Por que o assunto saída definitiva do Brasil voltou a ser falado

Nos últimos anos, a Receita Federal do Brasil passou a ter acesso muito mais amplo a informações financeiras e cadastrais, tanto dentro do país quanto no exterior.

Com base no CPF, é possível cruzar automaticamente dados de bancos, corretoras, cartórios, investimentos e informações compartilhadas por outros países, por meio de acordos internacionais de cooperação e troca automática de dados (padrão OCDE/CRS).

Na prática, isso significa que ficou muito mais fácil identificar situações como:

  • pessoas que deixaram o Brasil há anos, mas nunca formalizaram a saída definitiva;
  • quem mantém contas bancárias de residente, aplicando e movimentando valores normalmente;
  • quem continua constando como residente em cadastros, declarações e movimentações, embora viva e tribute fora do país.

O resultado é que a Receita Federal tem agora maior capacidade de cruzar informações e apontar inconsistências.
Mas é importante reforçar: isso não é uma nova regra — é apenas a aplicação mais eficiente de algo que sempre existiu.


Saída definitiva do Brasil, um tema conhecido para quem acompanha de perto

A saída definitiva do Brasil é um assunto que venho acompanhando e explicando há muitos anos.
Desde 2017, conduzi diversas palestras e transmissões ao vivo sobre tributação internacional, inclusive em eventos nos Consulados do Brasil em Genebra e Zurique e em encontros com a comunidade brasileira na Suíça.

A mensagem sempre foi clara: quem mora definitivamente fora do Brasil deve, na maioria dos casos, formalizar a saída fiscal e ajustar corretamente a situação das contas, investimentos e obrigações mantidos no país.


Procedimentos e regras básicas da saída definitiva do Brasil

Em termos de regularização fiscal, a regra é simples: se você deixa o Brasil em caráter definitivo ou temporário e permanece no exterior por mais de doze meses consecutivos, deve fazer o procedimento de saída — composto por dois passos principais:

  1. Comunicação de Saída Definitiva do País (CSDP);
  2. Declaração de Saída Definitiva do País (DSDP).

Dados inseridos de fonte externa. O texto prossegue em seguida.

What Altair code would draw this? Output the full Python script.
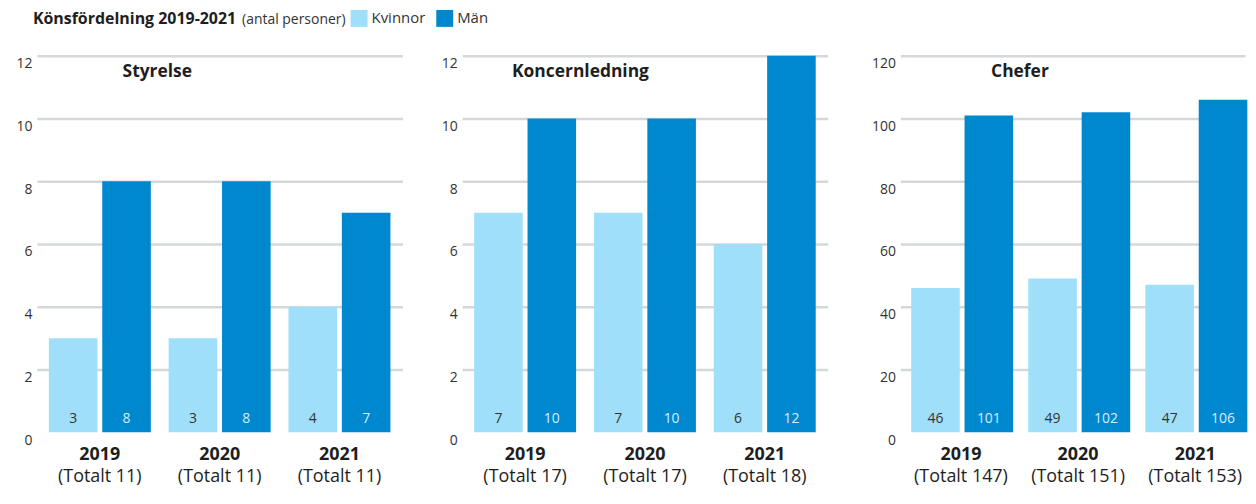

A partir daí, você se torna não residente, deixa de ser obrigado a entregar a declaração anual de imposto de renda no Brasil e passa a ter tributação específica como não residente, caso ainda possua fonte de renda no país.

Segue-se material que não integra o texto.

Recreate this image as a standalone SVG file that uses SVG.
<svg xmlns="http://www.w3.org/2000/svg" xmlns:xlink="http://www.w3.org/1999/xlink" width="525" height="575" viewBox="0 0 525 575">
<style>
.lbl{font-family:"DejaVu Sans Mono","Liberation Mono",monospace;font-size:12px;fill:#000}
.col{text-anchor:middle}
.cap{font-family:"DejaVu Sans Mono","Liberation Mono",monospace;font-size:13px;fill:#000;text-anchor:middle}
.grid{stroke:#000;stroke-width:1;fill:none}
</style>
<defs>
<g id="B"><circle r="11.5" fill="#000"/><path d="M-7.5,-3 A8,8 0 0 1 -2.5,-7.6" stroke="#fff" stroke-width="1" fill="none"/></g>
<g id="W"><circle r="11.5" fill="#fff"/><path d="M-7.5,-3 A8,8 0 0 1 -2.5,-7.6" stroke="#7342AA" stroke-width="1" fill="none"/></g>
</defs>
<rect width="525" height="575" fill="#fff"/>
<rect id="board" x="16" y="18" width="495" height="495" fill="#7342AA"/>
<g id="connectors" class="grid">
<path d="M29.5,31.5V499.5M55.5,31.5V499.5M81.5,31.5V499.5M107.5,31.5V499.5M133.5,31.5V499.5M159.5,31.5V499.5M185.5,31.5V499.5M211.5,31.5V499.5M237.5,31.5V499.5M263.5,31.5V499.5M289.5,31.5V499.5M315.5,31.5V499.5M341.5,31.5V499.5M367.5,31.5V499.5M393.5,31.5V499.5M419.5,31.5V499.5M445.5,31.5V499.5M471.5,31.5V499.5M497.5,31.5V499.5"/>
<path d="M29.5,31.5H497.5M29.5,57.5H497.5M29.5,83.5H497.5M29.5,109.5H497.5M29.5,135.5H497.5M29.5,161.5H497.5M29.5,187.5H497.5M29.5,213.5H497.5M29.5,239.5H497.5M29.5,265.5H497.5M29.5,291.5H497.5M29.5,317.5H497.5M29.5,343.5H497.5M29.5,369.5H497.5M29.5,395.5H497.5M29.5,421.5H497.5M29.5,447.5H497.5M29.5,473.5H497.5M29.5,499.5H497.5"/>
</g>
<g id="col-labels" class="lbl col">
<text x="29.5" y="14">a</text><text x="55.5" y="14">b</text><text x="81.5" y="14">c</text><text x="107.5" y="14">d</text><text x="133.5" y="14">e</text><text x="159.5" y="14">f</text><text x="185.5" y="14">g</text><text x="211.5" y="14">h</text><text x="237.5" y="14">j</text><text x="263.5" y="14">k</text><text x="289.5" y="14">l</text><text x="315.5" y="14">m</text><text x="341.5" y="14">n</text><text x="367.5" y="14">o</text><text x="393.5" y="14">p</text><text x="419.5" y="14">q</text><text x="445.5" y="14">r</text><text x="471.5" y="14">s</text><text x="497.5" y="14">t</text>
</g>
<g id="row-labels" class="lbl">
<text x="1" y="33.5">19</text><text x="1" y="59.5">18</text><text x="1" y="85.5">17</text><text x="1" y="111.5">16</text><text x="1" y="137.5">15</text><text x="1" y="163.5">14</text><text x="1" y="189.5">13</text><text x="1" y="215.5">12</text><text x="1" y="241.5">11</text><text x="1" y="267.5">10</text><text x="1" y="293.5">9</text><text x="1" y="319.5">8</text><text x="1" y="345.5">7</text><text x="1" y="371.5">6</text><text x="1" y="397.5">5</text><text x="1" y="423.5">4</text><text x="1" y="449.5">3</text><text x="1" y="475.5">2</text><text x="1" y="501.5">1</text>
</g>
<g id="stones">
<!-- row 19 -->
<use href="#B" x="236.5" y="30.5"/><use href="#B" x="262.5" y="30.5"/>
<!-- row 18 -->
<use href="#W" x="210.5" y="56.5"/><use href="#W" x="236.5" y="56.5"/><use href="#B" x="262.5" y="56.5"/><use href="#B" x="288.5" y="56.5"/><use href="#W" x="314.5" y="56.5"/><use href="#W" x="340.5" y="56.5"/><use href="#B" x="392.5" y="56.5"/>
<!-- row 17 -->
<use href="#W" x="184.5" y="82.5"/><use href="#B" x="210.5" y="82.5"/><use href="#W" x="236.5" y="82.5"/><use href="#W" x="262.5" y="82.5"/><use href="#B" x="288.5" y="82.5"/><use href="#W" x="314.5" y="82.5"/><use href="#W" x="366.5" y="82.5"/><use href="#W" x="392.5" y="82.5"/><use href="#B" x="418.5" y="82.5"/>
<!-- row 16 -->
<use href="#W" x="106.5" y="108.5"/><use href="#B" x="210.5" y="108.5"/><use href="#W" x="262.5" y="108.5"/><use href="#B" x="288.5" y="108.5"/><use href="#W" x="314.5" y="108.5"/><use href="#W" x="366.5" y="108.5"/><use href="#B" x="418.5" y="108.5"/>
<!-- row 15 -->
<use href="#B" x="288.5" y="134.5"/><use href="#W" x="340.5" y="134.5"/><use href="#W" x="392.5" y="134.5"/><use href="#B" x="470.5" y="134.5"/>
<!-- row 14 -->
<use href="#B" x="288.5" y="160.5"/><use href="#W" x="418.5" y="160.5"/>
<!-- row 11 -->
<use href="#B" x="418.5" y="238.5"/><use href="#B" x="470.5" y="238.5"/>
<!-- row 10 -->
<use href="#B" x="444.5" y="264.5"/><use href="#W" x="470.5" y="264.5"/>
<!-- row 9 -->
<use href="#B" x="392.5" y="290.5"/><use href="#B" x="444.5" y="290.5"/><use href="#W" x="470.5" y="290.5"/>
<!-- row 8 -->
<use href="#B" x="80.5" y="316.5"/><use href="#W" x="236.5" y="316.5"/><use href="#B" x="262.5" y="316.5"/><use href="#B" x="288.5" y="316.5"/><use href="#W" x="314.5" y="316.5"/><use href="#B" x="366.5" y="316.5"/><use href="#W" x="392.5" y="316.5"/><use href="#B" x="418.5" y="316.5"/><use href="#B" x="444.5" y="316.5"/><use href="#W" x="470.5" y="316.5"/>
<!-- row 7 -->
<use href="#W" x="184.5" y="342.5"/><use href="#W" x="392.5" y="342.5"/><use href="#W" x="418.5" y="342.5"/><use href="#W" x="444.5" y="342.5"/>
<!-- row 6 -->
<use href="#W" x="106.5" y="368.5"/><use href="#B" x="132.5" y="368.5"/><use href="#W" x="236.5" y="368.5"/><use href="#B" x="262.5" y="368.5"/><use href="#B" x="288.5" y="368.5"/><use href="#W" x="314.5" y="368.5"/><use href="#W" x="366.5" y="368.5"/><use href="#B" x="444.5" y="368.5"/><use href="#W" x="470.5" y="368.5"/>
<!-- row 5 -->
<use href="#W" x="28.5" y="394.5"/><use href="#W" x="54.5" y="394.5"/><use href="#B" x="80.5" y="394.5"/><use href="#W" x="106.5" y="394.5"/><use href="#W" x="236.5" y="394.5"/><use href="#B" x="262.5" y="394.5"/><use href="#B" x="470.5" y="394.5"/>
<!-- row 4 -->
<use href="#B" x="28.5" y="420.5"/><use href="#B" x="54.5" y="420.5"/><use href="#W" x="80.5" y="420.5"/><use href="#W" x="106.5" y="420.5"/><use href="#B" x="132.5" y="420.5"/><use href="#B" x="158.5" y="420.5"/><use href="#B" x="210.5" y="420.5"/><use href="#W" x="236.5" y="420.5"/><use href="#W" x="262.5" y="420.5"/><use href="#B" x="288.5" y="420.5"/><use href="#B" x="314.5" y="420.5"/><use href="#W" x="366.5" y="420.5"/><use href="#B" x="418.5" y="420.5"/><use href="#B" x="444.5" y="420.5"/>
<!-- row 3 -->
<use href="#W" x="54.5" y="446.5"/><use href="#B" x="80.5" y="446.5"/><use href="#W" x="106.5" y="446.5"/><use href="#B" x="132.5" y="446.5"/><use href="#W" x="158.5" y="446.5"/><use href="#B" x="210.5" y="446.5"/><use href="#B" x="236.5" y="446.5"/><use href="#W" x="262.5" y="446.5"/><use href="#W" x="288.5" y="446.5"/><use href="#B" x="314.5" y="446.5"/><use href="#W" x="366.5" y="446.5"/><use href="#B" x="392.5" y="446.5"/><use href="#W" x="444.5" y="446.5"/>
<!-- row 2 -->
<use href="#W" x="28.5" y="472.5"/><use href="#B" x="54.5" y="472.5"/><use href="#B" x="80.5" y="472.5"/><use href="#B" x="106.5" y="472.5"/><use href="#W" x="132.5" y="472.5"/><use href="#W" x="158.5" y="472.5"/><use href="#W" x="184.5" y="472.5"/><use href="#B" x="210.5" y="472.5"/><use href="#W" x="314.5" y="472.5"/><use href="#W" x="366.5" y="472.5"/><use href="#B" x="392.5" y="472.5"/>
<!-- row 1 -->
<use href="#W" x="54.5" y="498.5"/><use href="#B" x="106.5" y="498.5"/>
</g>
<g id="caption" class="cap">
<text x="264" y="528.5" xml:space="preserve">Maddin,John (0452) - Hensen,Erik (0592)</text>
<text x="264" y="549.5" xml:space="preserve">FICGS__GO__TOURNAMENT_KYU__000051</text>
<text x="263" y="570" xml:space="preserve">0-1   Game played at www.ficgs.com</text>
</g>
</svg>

Comunicação de Saída Definitiva do País (CSDP)

A CSDP é uma declaração simples, feita on-line, para informar à Receita Federal a data em que você deixou de ser residente fiscal no Brasil.

O período de entrega vai da data de saída até o último dia útil de fevereiro do ano-calendário subsequente, nos casos de saída em caráter permanente.

Exemplo: saída em 31 de agosto de 2025 → prazo de entrega de 31 de agosto de 2025 a 27 de fevereiro de 2026.

Para quem saiu em caráter temporário, o prazo conta a partir da caracterização da condição de não residente (geralmente após 12 meses de ausência sem retorno ao Brasil) e vai até o último dia de fevereiro do ano-calendário seguinte.

⚠️ Não é possível entregar a CSDP em atraso.

Mais informações estão disponíveis no site da Receita Federal.


Declaração de Saída Definitiva do País (DSDP)

A DSDP é, na prática, a última declaração de imposto de renda da pessoa, informando rendimentos e patrimônio até a data da saída.

Todos os rendimentos e bens são incluídos até essa data (e não até 31 de dezembro, como na declaração tradicional).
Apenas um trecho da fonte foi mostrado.